"For just as the spirit of the artist is both flame and fever, so the woman who longs to be licked by tongues of flame will at the same time do her best to quench the fever and bring down the artist to common ground."
It is somewhat remarkable that such a slim volume fits so much in. I literally tore through this and part of it, I have to admit, was 'hate' reading. You know that feeling when you detest a character so much and yet you are fascinated by them? That's what happened here for me. The narrator is, to be honest, a bit of a dick. He is emotionally removed from the women he hooks up with and so caught up in his own story as if to be an almost a non-entity.
His notion of literary greatness and the requirements of achieving it, his immense distaste for his origins and his family are disturbing. I guess one of the most worrying elements is how much his self absorbed, self-loathing is at times repulsive, and at others familiar. Particularly for someone like me that always had the feeling they were a square peg in a round hole. That can easily verge on self indulgent.

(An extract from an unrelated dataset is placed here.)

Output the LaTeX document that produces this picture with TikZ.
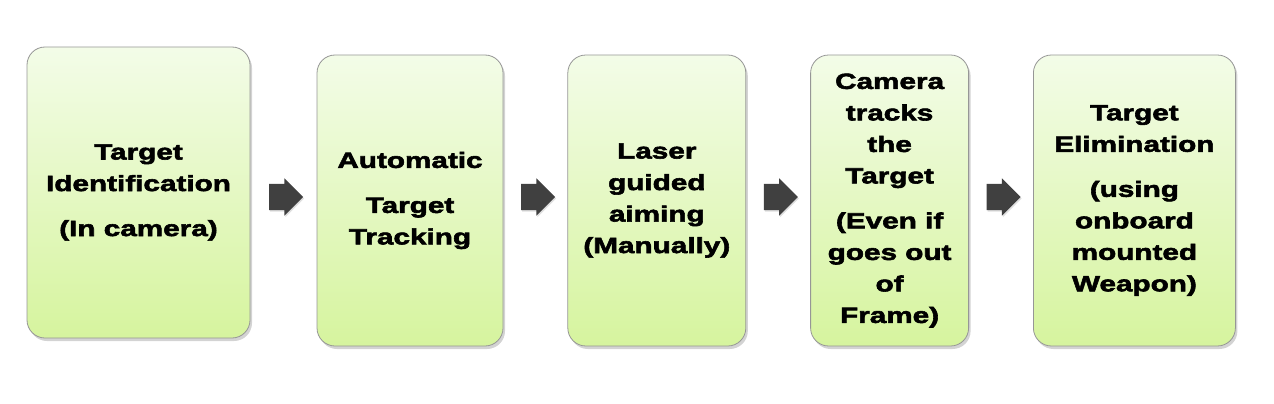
\documentclass[tikz,border=0pt]{standalone}
\usepackage{fontspec}
\setmainfont{Liberation Sans}
\newfontfamily\heavyfont[FakeStretch=1.35,FakeBold=2.6]{Liberation Sans}
\usetikzlibrary{
	shapes.arrows,
	shadows,
	positioning,
	calc
}
\definecolor{boxtop}{RGB}{243,252,232}
\definecolor{boxbottom}{RGB}{214,244,158}
\definecolor{boxline}{RGB}{150,150,150}
\definecolor{arrowgray}{RGB}{64,64,64}

\begin{document}
\begin{tikzpicture}[
				x=1pt, y=-1pt,
				stage/.style={
					rectangle, draw=boxline, line width=0.8pt,
					rounded corners=18pt,
					top color=boxtop, bottom color=boxbottom,
					drop shadow={shadow xshift=2pt, shadow yshift=-3pt, opacity=0.35, fill=gray},
					minimum height=291pt, inner sep=0pt,
					align=center,
					font=\heavyfont\bfseries\fontsize{22}{31.5}\selectfont
				},
				blockarrow/.style={
					single arrow, draw=none, fill=arrowgray,
					drop shadow={shadow xshift=1pt, shadow yshift=-1.5pt, opacity=0.25, fill=gray},
					minimum width=37pt, minimum height=34pt,
					single arrow head extend=5.5pt,
					inner xsep=0pt, inner ysep=13pt,
					xshift=-4pt
				}
				]
				
				% canvas
				\useasboundingbox (0,0) rectangle (1274,404);
				
				% identification
				\node[stage, minimum width=223pt] (identify) at (138.5,192.5)
					{Target\\Identification\\[13.5pt](In camera)};
				
				% tracking
				\node[stage, minimum width=186pt] (track) at (410,200.5)
					{Automatic\\[13.5pt]Target\\Tracking};
				
				% aiming
				\node[stage, minimum width=178pt, right=64pt of track] (aim)
					{Laser\\guided\\aiming\\(Manually)};
				
				% follow target
				\node[stage, minimum width=158pt, right=64pt of aim] (follow)
					{Camera\\tracks\\the\\Target\\[13.5pt](Even if\\goes out\\of\\Frame)};
				
				% elimination
				\node[stage, minimum width=202pt, right=64pt of follow] (eliminate)
					{Target\\Elimination\\[13.5pt](using\\onboard\\mounted\\Weapon)};
				
				% block arrows between stages
				\node[blockarrow] (a1) at ($(identify.east |- 0,197)!0.5!(track.west |- 0,197)$) {};
				\node[blockarrow] (a2) at ($(track.east |- 0,197)!0.5!(aim.west |- 0,197)$) {};
				\node[blockarrow] (a3) at ($(aim.east |- 0,197)!0.5!(follow.west |- 0,197)$) {};
				\node[blockarrow] (a4) at ($(follow.east |- 0,197)!0.5!(eliminate.west |- 0,197)$) {};
			\end{tikzpicture}
\end{document}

This tale of a young would-be literary giant leaving his origins in South Africa far behind with an attempt at reinvention in London in the 60s is so well realised. I was there, I experienced the feelings, or lack there of. This is pretty amazing writing, despite me really not loving the frustration of the subject matter. It is a frustration we all feel at some time or another and feel so vividly in youth. Hence, why this book gets top marks from me and why the title is so apt.
5 out of 5 frustrated writers are self flagellating.